Employment Alert No. 104 - Discrimination and Harassment
August 1, 2005
| What is the Issue? |
Since 1 December 2003, discrimination and harassment on the grounds of sexual orientation have been prohibited.
In common with all other discrimination law, an employer may be found to have discriminated itself or could be held liable for the discriminatory acts of its employees carried out in the course of employment.
There is no defence to direct discrimination/harassment - but an employer can defend an allegation of secondary liability (i.e. liability for the acts of an employee or any third party) if it can show that it took reasonable steps to prevent the behaviour in question.
In the recent case of Brooks v Findlay Industries UK Ltd B alleged that he had been discriminated against and harassed on the grounds of his sexual orientation. The Employment Tribunal made observations on two interesting issues:
-
what are an employer’s obligations if an employee complains of discrimination and harassment, but does not want the employer to investigate?
-
what steps does the employer need to take to be able to defend a claim by saying that it took such steps as were reasonably practicable to prevent the discrimination or harassment?
| The Tribunal's decision |
B had been subjected to disparaging remarks and conduct by his colleagues, including his line manager and the Head of HR. Confidential HR information had also been released about him to colleagues. B complained to H and the Head of HR about his treatment, but asked them not to investigate because he did not wish to make things worse.
Perhaps not surprisingly on these facts, the Tribunal found that B had been discriminated against and harassed on the grounds of his sexual orientation. In giving its decision, it gave the following guidance:
-
even though B had asked his employers not to investigate his complaints about the conduct of colleagues, the employer should have still taken steps to deal with the problem - despite opposition from B. Fear of complaining is not unusual in cases of harassment. The Tribunal believed that the employer had, in any event, been reluctant to deal with the problem;
-
the employer was in no position to even try to rely on the defence that it had taken reasonable steps to prevent the discrimination and harassment. Its equal opportunities policy did not mention sexual orientation and none of the workforce had received equal opportunities training.
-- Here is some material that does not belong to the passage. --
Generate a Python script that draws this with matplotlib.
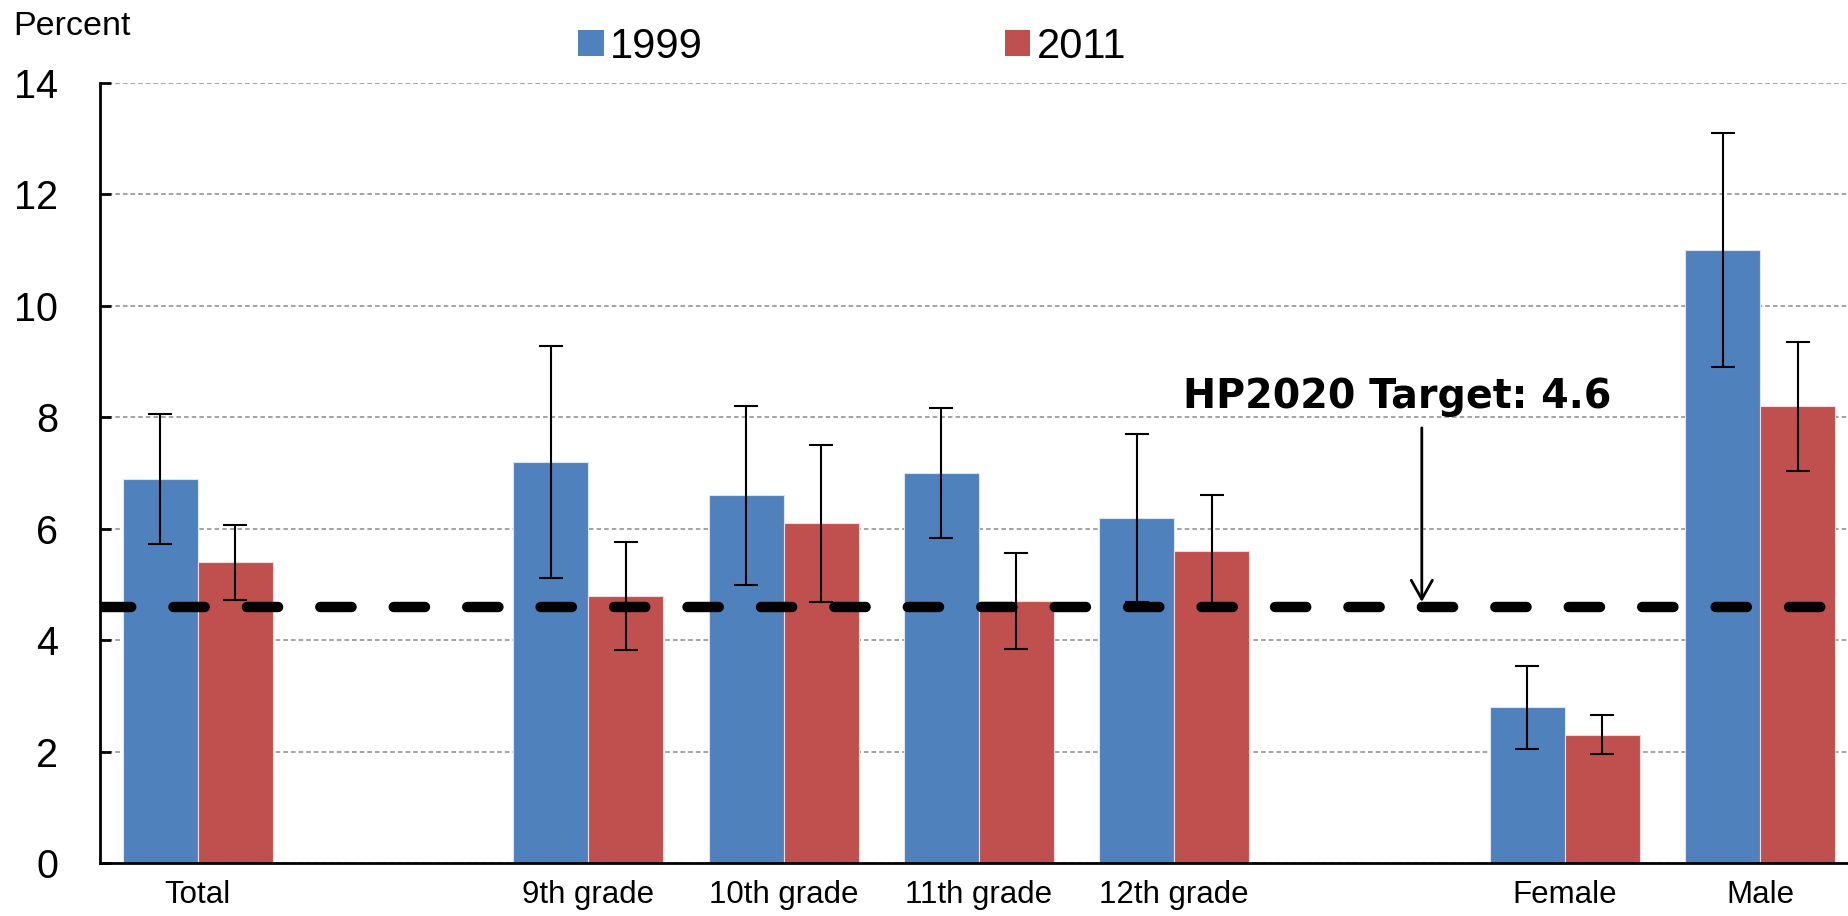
import matplotlib
matplotlib.use("Agg")
import matplotlib.pyplot as plt
import numpy as np

# ---- data ----
categories = ["Total", "", "9th grade", "10th grade", "11th grade", "12th grade", "", "Female", "Male"]
series_names = ["1999", "2011"]
vals_1999 = [6.9, np.nan, 7.2, 6.6, 7.0, 6.2, np.nan, 2.8, 11.0]
lo_1999 = [5.73, np.nan, 5.12, 4.99, 5.84, 4.69, np.nan, 2.05, 8.90]
hi_1999 = [8.06, np.nan, 9.28, 8.20, 8.16, 7.70, np.nan, 3.53, 13.11]
vals_2011 = [5.4, np.nan, 4.8, 6.1, 4.7, 5.6, np.nan, 2.3, 8.2]
lo_2011 = [4.72, np.nan, 3.83, 4.69, 3.85, 4.61, np.nan, 1.95, 7.04]
hi_2011 = [6.07, np.nan, 5.77, 7.51, 5.56, 6.60, np.nan, 2.66, 9.35]
target = 4.6
target_label = "HP2020 Target: 4.6"
yticks = [0, 2, 4, 6, 8, 10, 12, 14]

FONT = ["Liberation Sans", "DejaVu Sans"]
plt.rcParams["font.family"] = FONT

W, H = 1849, 916
fig = plt.figure(figsize=(W / 100, H / 100), dpi=100)
ax = fig.add_axes([100 / W, (H - 863) / H, 1749 / W, 780 / H])

x = np.arange(len(categories))
bw = 0.384
blue = "#4F81BD"
red = "#C0504D"

v1 = np.array(vals_1999, dtype=float)
v2 = np.array(vals_2011, dtype=float)
e1 = np.array([v1 - np.array(lo_1999), np.array(hi_1999) - v1])
e2 = np.array([v2 - np.array(lo_2011), np.array(hi_2011) - v2])

b1 = ax.bar(x - bw / 2, np.nan_to_num(v1), bw, color=blue, edgecolor="#dce6f2",
            linewidth=0.8, label=series_names[0], zorder=2)
b2 = ax.bar(x + bw / 2, np.nan_to_num(v2), bw, color=red, edgecolor="#f2dcdb",
            linewidth=0.8, label=series_names[1], zorder=2)

m1 = ~np.isnan(v1)
m2 = ~np.isnan(v2)
ax.errorbar((x - bw / 2)[m1], v1[m1], yerr=e1[:, m1], fmt="none", ecolor="black",
            elinewidth=1.5, capsize=8.5, capthick=1.5, zorder=3)
ax.errorbar((x + bw / 2)[m2], v2[m2], yerr=e2[:, m2], fmt="none", ecolor="black",
            elinewidth=1.5, capsize=8.5, capthick=1.5, zorder=3)

# target line
ax.axhline(target, color="black", linewidth=7.5, linestyle=(0, (3.0, 4.05)),
           dash_capstyle="round", zorder=4)

ax.annotate("", xy=(6.268, 4.685), xytext=(6.268, 7.81),
            arrowprops=dict(arrowstyle="->,head_length=0.68,head_width=0.38",
                            lw=2.0, color="black", shrinkA=0, shrinkB=0,
                            mutation_scale=20), zorder=5)
ax.text(6.144, 8.167, target_label, ha="center", va="baseline",
        fontsize=28.5, fontweight="bold", family=["DejaVu Sans"], zorder=5)

ax.set_xlim(-0.5, -0.5 + 1749 / 195.3)
ax.set_ylim(0, 14)
ax.set_yticks(yticks)
ax.set_yticklabels([str(t) for t in yticks])
ax.set_xticks(x)
ax.set_xticklabels(categories)

ax.yaxis.grid(True, color="#8c8c8c", linestyle=(0, (3, 2)), linewidth=1.1, zorder=0)
ax.set_axisbelow(True)

for s in ["top", "right"]:
    ax.spines[s].set_visible(False)
for s in ["left", "bottom"]:
    ax.spines[s].set_linewidth(2.0)
    ax.spines[s].set_color("black")
    ax.spines[s].set_zorder(6)

ax.tick_params(axis="y", direction="in", length=8, width=2, pad=30, labelsize=28.5)
ax.tick_params(axis="x", length=0, pad=12.5, labelsize=22.5)

fig.text(13 / W, 1 - 35 / H, "Percent", fontsize=24.5, ha="left", va="baseline")

leg = fig.legend(handles=[b1, b2], labels=series_names, loc="center left",
                 bbox_to_anchor=(578 / W, 1 - 47 / H), ncol=2, frameon=False,
                 fontsize=30, handlelength=0.62, handleheight=0.58,
                 handletextpad=0.15, columnspacing=7.24, borderpad=0,
                 borderaxespad=0)
for h in leg.legend_handles:
    h.set_edgecolor("none")

fig.savefig("out.png", dpi=100)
| What does this mean for employers? |
There is always a risk that employees may act inappropriately towards their colleagues. However, this case serves as a reminder that there are steps which an employer can take to help itself defend any claims of discrimination and harassment:
-
if an employee raises a complaint, he should be encouraged (but not forced) to allow management to investigate. If the employee says that he does not want any action taken, the employer should try to gently persuade. In the Brooks case, the employer gave the impression that it was actually quite pleased not to have to investigate B’s complaints. The key will be to make the employee (and subsequently the Tribunal) feel that management did take the complaint seriously and really wanted to try to help the employee address the problem.
-
employee handbooks and equal opportunities policies should be updated to expressly prohibit discrimination and harassment on the grounds of sexual orientation and, indeed, the other relatively new prohibited ground of “religion or belief”.
-
certainly managers (and preferably all employees) should receive equal opportunities training. Ideally training should take place regularly so that knowledge is retained and updated - and there should be “refreshers” to cover any new prohibited grounds of discrimination. However, repeating training can be time consuming - a more practical (but, perhaps, less effective) alternative to repeat training sessions would be for the equal opportunities policy to be distributed annually/bi-annually together with a note reminding employees of the expected standards of behaviour. Employees should sign and return an acknowledgement of receipt, which the employer should retain.
-
managers should be vigilant for signs of intolerance.